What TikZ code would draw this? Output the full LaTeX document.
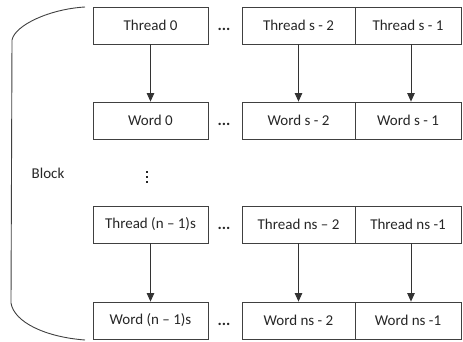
\documentclass[tikz,border=0pt]{standalone}
\usepackage{fontspec}
\setmainfont{Carlito}
\usetikzlibrary{arrows.meta}
\begin{document}
\begin{tikzpicture}[x=1pt,y=-1pt,
  cell/.style={draw=black!75,line width=0.8pt,rectangle,inner sep=0pt,minimum height=37pt,font=\fontsize{15}{17}\selectfont,text=black!85},
  wide/.style={cell,minimum width=115pt},
  mid/.style={cell,minimum width=113pt},
  narrow/.style={cell,minimum width=106pt},
  dots/.style={font=\bfseries\fontsize{16}{18}\selectfont,inner sep=0pt,text=black!85},
  vdot/.style={fill=black!85,draw=none},
  flow/.style={draw=black!80,line width=0.8pt,-{Triangle[width=7.5pt,length=8.5pt]}},
  brace/.style={draw=black!75,line width=0.9pt}]
\useasboundingbox (0,0) rectangle (463,342);
% row 1
\node[wide] (t1) at (150.5,25.5) {Thread 0};
\node[mid] (t2) at (298.5,25.5) {Thread s - 2};
\node[narrow] (t3) at (408,25.5) {Thread s - 1};
\node[dots] (e1) at (224,29) {...};
% row 2
\node[wide] (w1) at (150.5,120.5) {Word 0};
\node[mid] (w2) at (298.5,120.5) {Word s - 2};
\node[narrow] (w3) at (408,120.5) {Word s - 1};
\node[dots] (e2) at (224,124.5) {...};
% row 3
\node[wide] (t4) at (150.5,224.5) {Thread (n – 1)s};
\node[mid] (t5) at (298.5,224.5) {Thread ns – 2};
\node[narrow] (t6) at (408,224.5) {Thread ns -1};
\node[dots] (e3) at (224,228) {...};
% row 4
\node[wide] (w4) at (150.5,320.5) {Word (n – 1)s};
\node[mid] (w5) at (298.5,320.5) {Word ns - 2};
\node[narrow] (w6) at (408,320.5) {Word ns -1};
\node[dots] (e4) at (224,324) {...};
% arrows
\draw[flow] (t1.south) -- (w1.north);
\draw[flow] (t2.south) -- (w2.north);
\draw[flow] ([xshift=3pt]t3.south) -- ([xshift=3pt]w3.north);
\draw[flow] (t4.south) -- (w4.north);
\draw[flow] (t5.south) -- (w5.north);
\draw[flow] ([xshift=3pt]t6.south) -- ([xshift=3pt]w6.north);
% block label and vertical dots
\node[font=\fontsize{15}{17}\selectfont,text=black!85,inner sep=0pt] (blk) at (48,173) {Block};
\fill[vdot] (146,171) rectangle (148.4,173.4);
\fill[vdot] (146,176) rectangle (148.4,178.4);
\fill[vdot] (146,181) rectangle (148.4,183.4);
% curved bracket
\coordinate (ctop) at (85,7);
\coordinate (cbot) at (85,340);
\draw[brace] (ctop) .. controls (50,9) and (15,25) .. (12,40) -- (11,303) .. controls (14,322) and (45,337) .. (cbot);
\end{tikzpicture}
\end{document}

○ ○ ○ ○ ○

What the task requires
Would you return the data exactly as written, without the pictures?

Result
What TikZ code would draw this? Output the full LaTeX document.
\documentclass[tikz,border=0pt]{standalone}
\usepackage{fontspec}
\setmainfont{Carlito}
\usetikzlibrary{arrows.meta}
\begin{document}
\begin{tikzpicture}[x=1pt,y=-1pt,
  cell/.style={draw=black!75,line width=0.8pt,rectangle,inner sep=0pt,minimum height=37pt,font=\fontsize{15}{17}\selectfont,text=black!85},
  wide/.style={cell,minimum width=115pt},
  mid/.style={cell,minimum width=113pt},
  narrow/.style={cell,minimum width=106pt},
  dots/.style={font=\bfseries\fontsize{16}{18}\selectfont,inner sep=0pt,text=black!85},
  vdot/.style={fill=black!85,draw=none},
  flow/.style={draw=black!80,line width=0.8pt,-{Triangle[width=7.5pt,length=8.5pt]}},
  brace/.style={draw=black!75,line width=0.9pt}]
\useasboundingbox (0,0) rectangle (463,342);
% row 1
\node[wide] (t1) at (150.5,25.5) {Thread 0};
\node[mid] (t2) at (298.5,25.5) {Thread s - 2};
\node[narrow] (t3) at (408,25.5) {Thread s - 1};
\node[dots] (e1) at (224,29) {...};
% row 2
\node[wide] (w1) at (150.5,120.5) {Word 0};
\node[mid] (w2) at (298.5,120.5) {Word s - 2};
\node[narrow] (w3) at (408,120.5) {Word s - 1};
\node[dots] (e2) at (224,124.5) {...};
% row 3
\node[wide] (t4) at (150.5,224.5) {Thread (n – 1)s};
\node[mid] (t5) at (298.5,224.5) {Thread ns – 2};
\node[narrow] (t6) at (408,224.5) {Thread ns -1};
\node[dots] (e3) at (224,228) {...};
% row 4
\node[wide] (w4) at (150.5,320.5) {Word (n – 1)s};
\node[mid] (w5) at (298.5,320.5) {Word ns - 2};
\node[narrow] (w6) at (408,320.5) {Word ns -1};
\node[dots] (e4) at (224,324) {...};
% arrows
\draw[flow] (t1.south) -- (w1.north);
\draw[flow] (t2.south) -- (w2.north);
\draw[flow] ([xshift=3pt]t3.south) -- ([xshift=3pt]w3.north);
\draw[flow] (t4.south) -- (w4.north);
\draw[flow] (t5.south) -- (w5.north);
\draw[flow] ([xshift=3pt]t6.south) -- ([xshift=3pt]w6.north);
% block label and vertical dots
\node[font=\fontsize{15}{17}\selectfont,text=black!85,inner sep=0pt] (blk) at (48,173) {Block};
\fill[vdot] (146,171) rectangle (148.4,173.4);
\fill[vdot] (146,176) rectangle (148.4,178.4);
\fill[vdot] (146,181) rectangle (148.4,183.4);
% curved bracket
\coordinate (ctop) at (85,7);
\coordinate (cbot) at (85,340);
\draw[brace] (ctop) .. controls (50,9) and (15,25) .. (12,40) -- (11,303) .. controls (14,322) and (45,337) .. (cbot);
\end{tikzpicture}
\end{document}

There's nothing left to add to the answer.